Various investigations have determined that federal -- and later state - parole agents failed in their supervision of Garrido, who had a lengthy criminal history and was on parole for a 1976 kidnap-rape when he and his wife, Nancy, abducted Dugard.

Lee Seale, director of the California Department of Corrections and Rehabilitation's internal oversight division, said that as soon as Dugard was discovered alive his department launched two internal probes of how agents missed her presence on the Garrido's Antioch property.

Both probes found "serious shortcomings," Seale said, adding that the department is working constantly to improve its supervision of sex offenders.

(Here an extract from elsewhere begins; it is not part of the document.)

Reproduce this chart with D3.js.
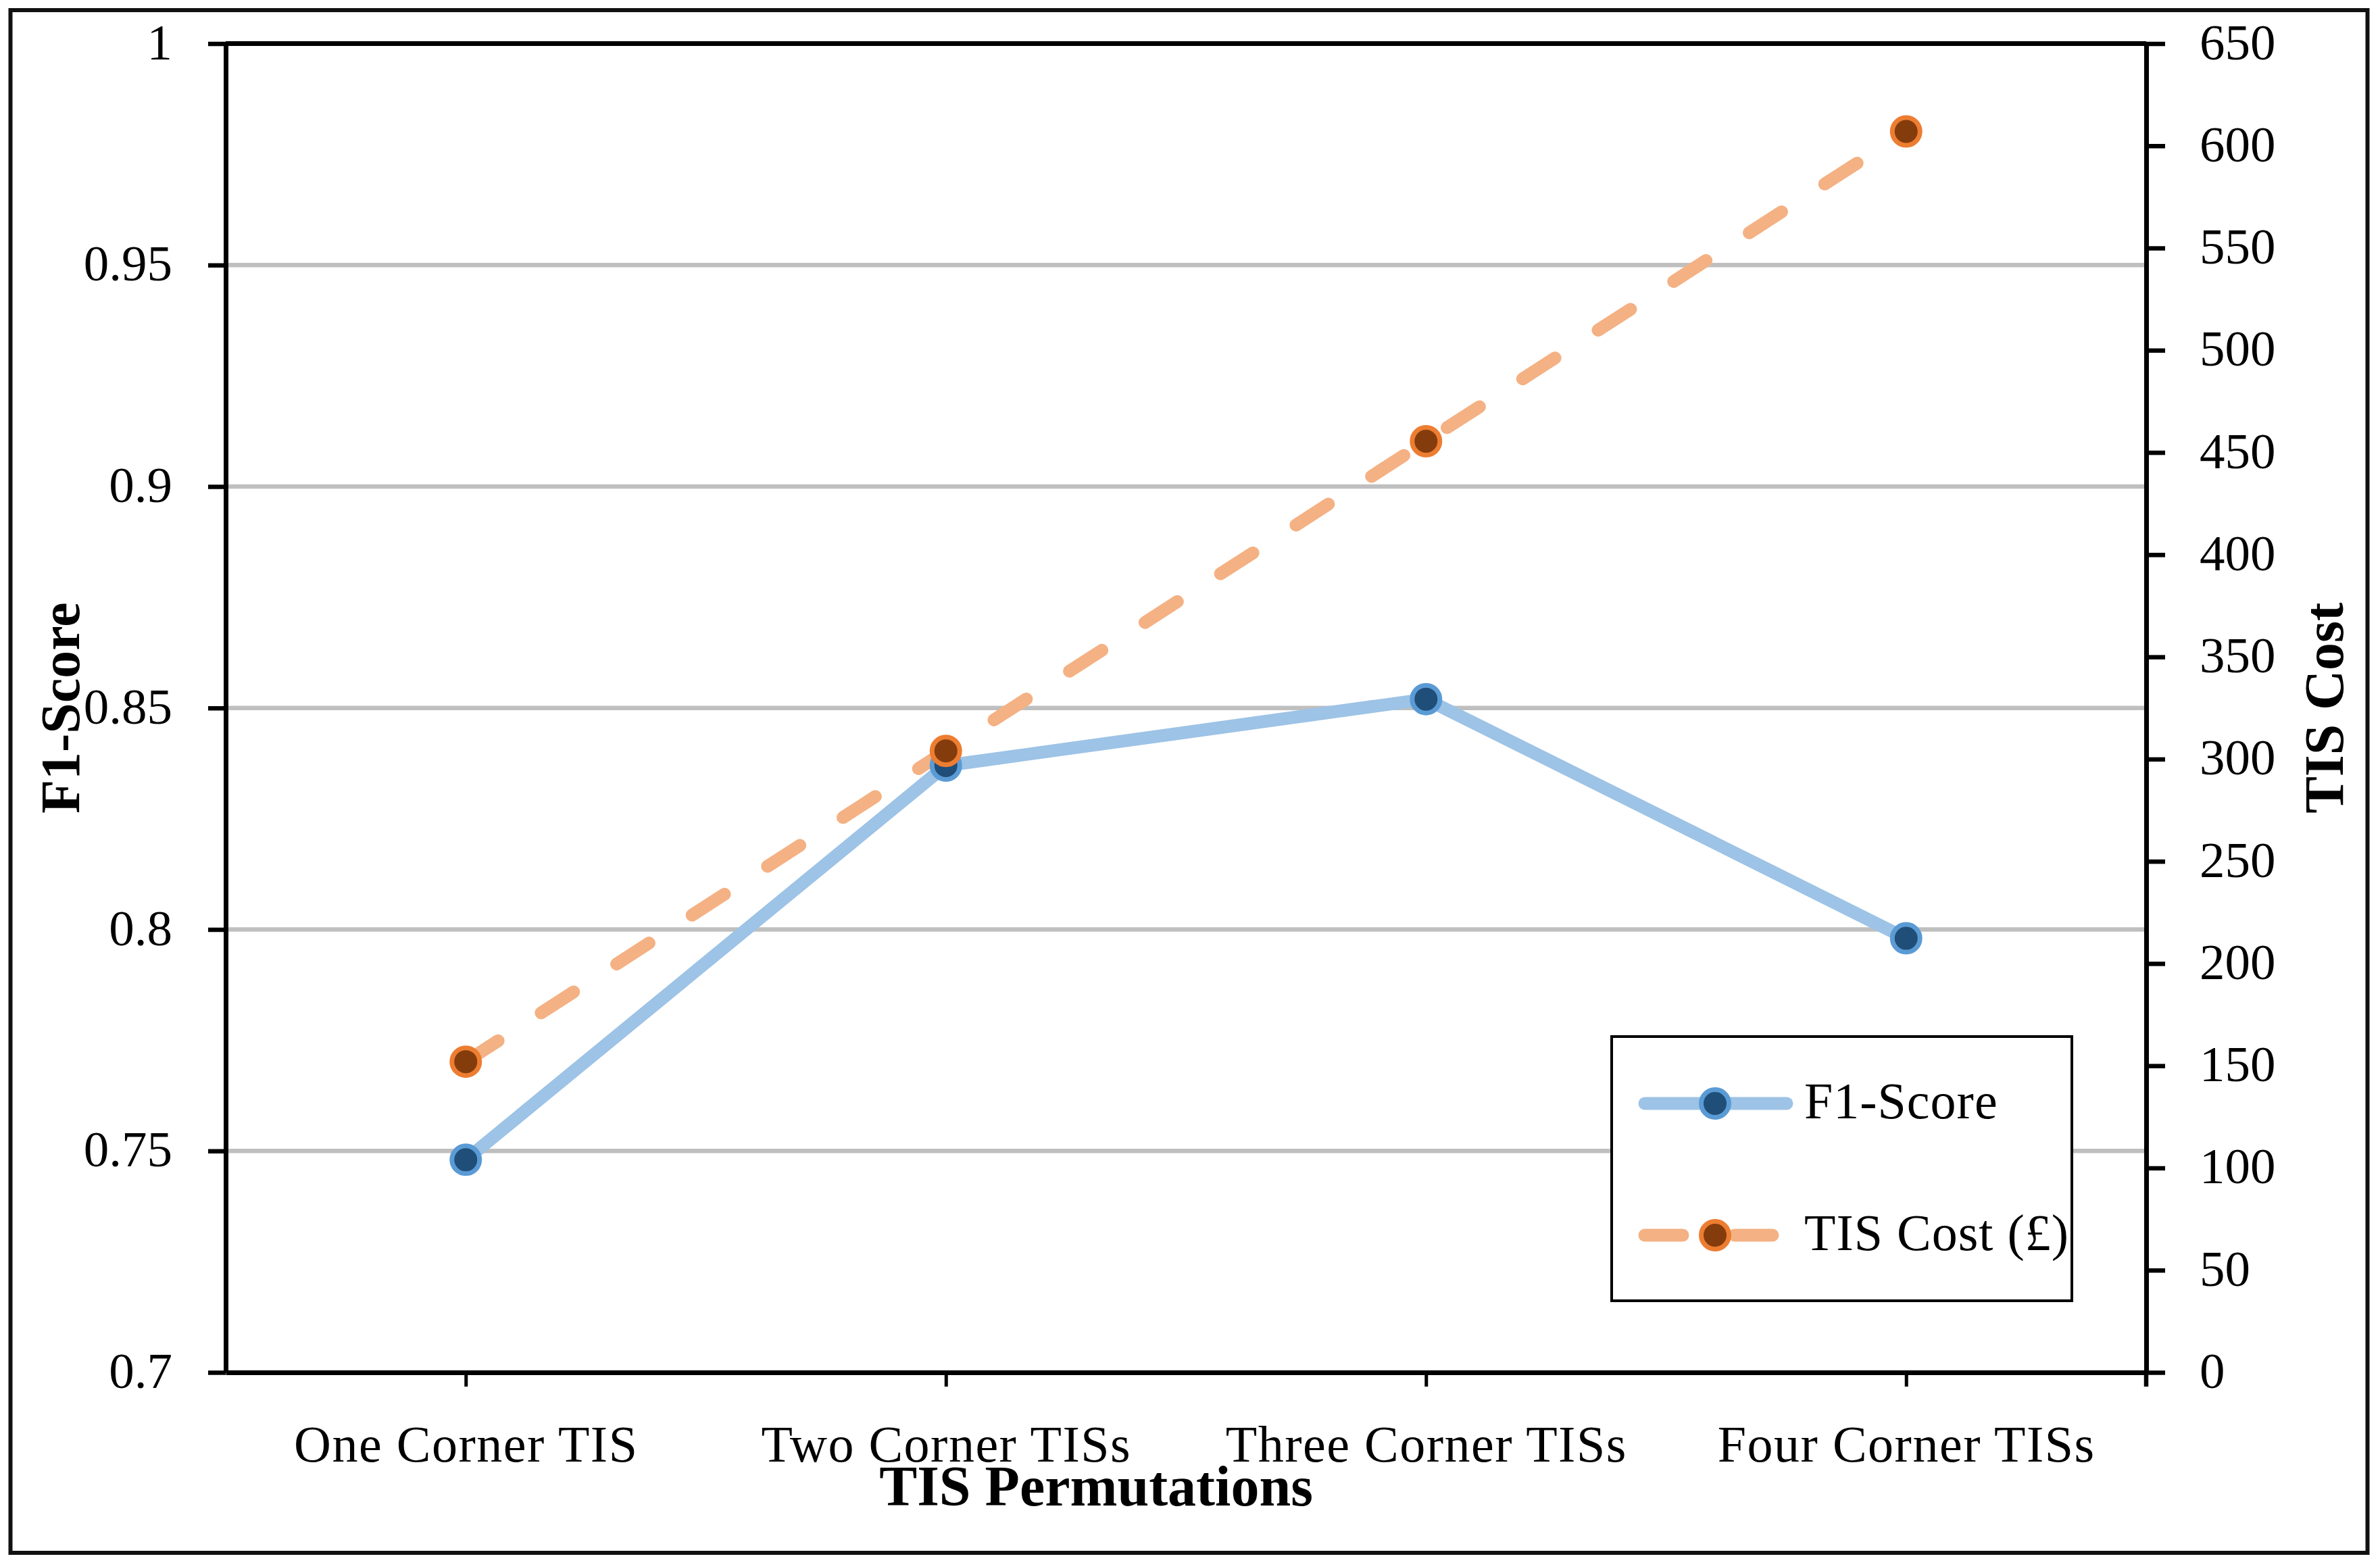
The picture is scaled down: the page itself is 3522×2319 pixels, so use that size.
<!DOCTYPE html>
<html>
<head>
<meta charset="utf-8">
<script src="https://cdn.jsdelivr.net/npm/d3@7"></script>
<style>
  html, body { margin: 0; padding: 0; background: #fff; }
  svg { display: block; }
  text { font-family: "Palatino Linotype", "Book Antiqua", Palatino, "Liberation Serif", serif; fill: #000; }
</style>
</head>
<body>
<svg id="chart" width="3522" height="2319"></svg>
<script>
// ---- data ----
const categories = ["One Corner TIS", "Two Corner TISs", "Three Corner TISs", "Four Corner TISs"];
const f1Score = [0.748, 0.837, 0.852, 0.798];
const tisCost = [152, 304, 455.5, 607];
const leftTicks = [0.7, 0.75, 0.8, 0.85, 0.9, 0.95, 1];
const leftTickLabels = ["0.7", "0.75", "0.8", "0.85", "0.9", "0.95", "1"];
const rightTicks = [0, 50, 100, 150, 200, 250, 300, 350, 400, 450, 500, 550, 600, 650];
const seriesNames = ["F1-Score", "TIS Cost (£)"];

// ---- layout ----
const W = 3522, H = 2319;
const plot = { left: 334, right: 3176, top: 64.5, bottom: 2031 };
const svg = d3.select("#chart");

svg.append("rect").attr("x", 0).attr("y", 0).attr("width", W).attr("height", H).attr("fill", "#fff");
// outer border
svg.append("rect").attr("x", 15.5).attr("y", 15).attr("width", 3503.5 - 15.5).attr("height", 2298 - 15)
  .attr("fill", "none").attr("stroke", "#111").attr("stroke-width", 6);

const x = d3.scalePoint().domain(categories).range([plot.left, plot.right]).padding(0.5);
const yL = d3.scaleLinear().domain([0.7, 1]).range([plot.bottom, plot.top]);
const yR = d3.scaleLinear().domain([0, 650]).range([plot.bottom, plot.top]);

// gridlines
svg.append("g").selectAll("line").data(leftTicks.filter(v => v > 0.7 && v < 1)).join("line")
  .attr("x1", plot.left).attr("x2", plot.right)
  .attr("y1", d => yL(d)).attr("y2", d => yL(d))
  .attr("stroke", "#BFBFBF").attr("stroke-width", 6.5);

// top border line (black)
svg.append("line").attr("x1", plot.left).attr("x2", plot.right)
  .attr("y1", yL(1)).attr("y2", yL(1)).attr("stroke", "#000").attr("stroke-width", 7);

const labelFont = 75;

// left axis
const gL = svg.append("g").attr("transform", `translate(${plot.left},0)`)
  .call(d3.axisLeft(yL).tickValues(leftTicks).tickFormat((d, i) => leftTickLabels[i]).tickSize(26).tickSizeOuter(0).tickPadding(53));
gL.select(".domain").attr("stroke", "#000").attr("stroke-width", 7);
gL.selectAll(".tick line").attr("stroke", "#000").attr("stroke-width", 6.5);
gL.selectAll(".tick text").attr("font-size", labelFont).attr("font-family", null).attr("dy", "0.3em");

// right axis
const gR = svg.append("g").attr("transform", `translate(${plot.right},0)`)
  .call(d3.axisRight(yR).tickValues(rightTicks).tickSize(28).tickSizeOuter(0).tickPadding(51));
gR.select(".domain").attr("stroke", "#000").attr("stroke-width", 7);
gR.selectAll(".tick line").attr("stroke", "#000").attr("stroke-width", 6.5);
gR.selectAll(".tick text").attr("font-size", labelFont).attr("font-family", null).attr("dy", "0.3em");
// right axis extension below the x axis
svg.append("line").attr("x1", plot.right).attr("x2", plot.right).attr("y1", plot.bottom).attr("y2", plot.bottom + 21)
  .attr("stroke", "#000").attr("stroke-width", 6.5);

// bottom axis
const gB = svg.append("g").attr("transform", `translate(0,${plot.bottom})`)
  .call(d3.axisBottom(x).tickSize(21).tickSizeOuter(0).tickPadding(57));
gB.select(".domain").attr("stroke", "#000").attr("stroke-width", 7);
gB.selectAll(".tick line").attr("stroke", "#000").attr("stroke-width", 5);
gB.selectAll(".tick text").attr("font-size", 76).attr("font-family", null).attr("letter-spacing", 1.5).attr("dy", "0.71em");

// axis titles
svg.append("text").attr("transform", `translate(117,${(plot.top + plot.bottom) / 2}) rotate(-90)`)
  .attr("text-anchor", "middle").attr("font-size", 82).attr("font-weight", "bold").text("F1-Score");
svg.append("text").attr("transform", `translate(3467,${(plot.top + plot.bottom) / 2}) rotate(-90)`)
  .attr("text-anchor", "middle").attr("font-size", 82).attr("font-weight", "bold").text("TIS Cost");
svg.append("text").attr("x", 1622).attr("y", 2228)
  .attr("text-anchor", "middle").attr("font-size", 84).attr("font-weight", "bold").text("TIS Permutations");

// series
const lineW = 19;
const dash = "57,76";
const f1Data = categories.map((c, i) => ({ c, v: f1Score[i] }));
const costData = categories.map((c, i) => ({ c, v: tisCost[i] }));

svg.append("path").datum(costData)
  .attr("d", d3.line().x(d => x(d.c)).y(d => yR(d.v)))
  .attr("fill", "none").attr("stroke", "#F4B183").attr("stroke-width", lineW)
  .attr("stroke-linecap", "round").attr("stroke-linejoin", "round").attr("stroke-dasharray", dash);

svg.append("path").datum(f1Data)
  .attr("d", d3.line().x(d => x(d.c)).y(d => yL(d.v)))
  .attr("fill", "none").attr("stroke", "#9DC3E6").attr("stroke-width", lineW)
  .attr("stroke-linecap", "round").attr("stroke-linejoin", "round");

svg.append("g").selectAll("circle").data(f1Data).join("circle")
  .attr("cx", d => x(d.c)).attr("cy", d => yL(d.v)).attr("r", 20.5)
  .attr("fill", "#1F4E79").attr("stroke", "#5B9BD5").attr("stroke-width", 7);

svg.append("g").selectAll("circle").data(costData).join("circle")
  .attr("cx", d => x(d.c)).attr("cy", d => yR(d.v)).attr("r", 20.5)
  .attr("fill", "#843C0C").attr("stroke", "#ED7D31").attr("stroke-width", 7);

// legend
const lg = svg.append("g");
lg.append("rect").attr("x", 2385).attr("y", 1534).attr("width", 3066 - 2385).attr("height", 1925 - 1534)
  .attr("fill", "#fff").attr("stroke", "#000").attr("stroke-width", 4);
const legendRows = [
  { name: seriesNames[0], y: 1633, line: "#9DC3E6", fill: "#1F4E79", stroke: "#5B9BD5", dash: null, x1: 2434, x2: 2644 },
  { name: seriesNames[1], y: 1828, line: "#F4B183", fill: "#843C0C", stroke: "#ED7D31", dash: "56,77", x1: 2434, x2: 2624 }
];
legendRows.forEach(r => {
  lg.append("line").attr("x1", r.x1).attr("x2", r.x2).attr("y1", r.y).attr("y2", r.y)
    .attr("stroke", r.line).attr("stroke-width", lineW).attr("stroke-linecap", "round")
    .attr("stroke-dasharray", r.dash);
  lg.append("circle").attr("cx", 2538).attr("cy", r.y).attr("r", 20.5)
    .attr("fill", r.fill).attr("stroke", r.stroke).attr("stroke-width", 7);
  lg.append("text").attr("x", 2670).attr("y", r.y + 22).attr("font-size", 76).attr("letter-spacing", 1).text(r.name);
});
</script>
</body>
</html>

"The efforts are ongoing," he said. "It's not something that we look at and then forget."

James Ware, chief judge of the U.S. District Court in San Francisco, said all agencies and states need to improve the manner in which they share information on parolees they are supervising.

"The sharing of that information should be more free flowing," said Ware, who last month ordered the release of a confidential federal review of agents' handling of the case that was highly critical of the federal government.

"I deeply regret that our system failed Jaycee Dugard," Ware added.

There was little dispute that there had been a massive series of failures to detect Dugard's presence as a captive, and Pierson, who won guilty pleas from the Garridos in April and packed them off to prison, noted that the public may never know the full extent of his crimes.

"The crimes known to Phillip Garrido are extensive," he said, noting that he has been tied to at least five rapes or attempted rapes.

In addition, Pierson said that Garrido, in an interview with investigators earlier this year, had admitted to other abductions as well as dozens of date rapes.

Garrido claimed he had never killed anyone, but made it clear that he had no problem lying to authorities if he didn't want them to know about some crimes.

"He was fairly proud of that," Pierson said.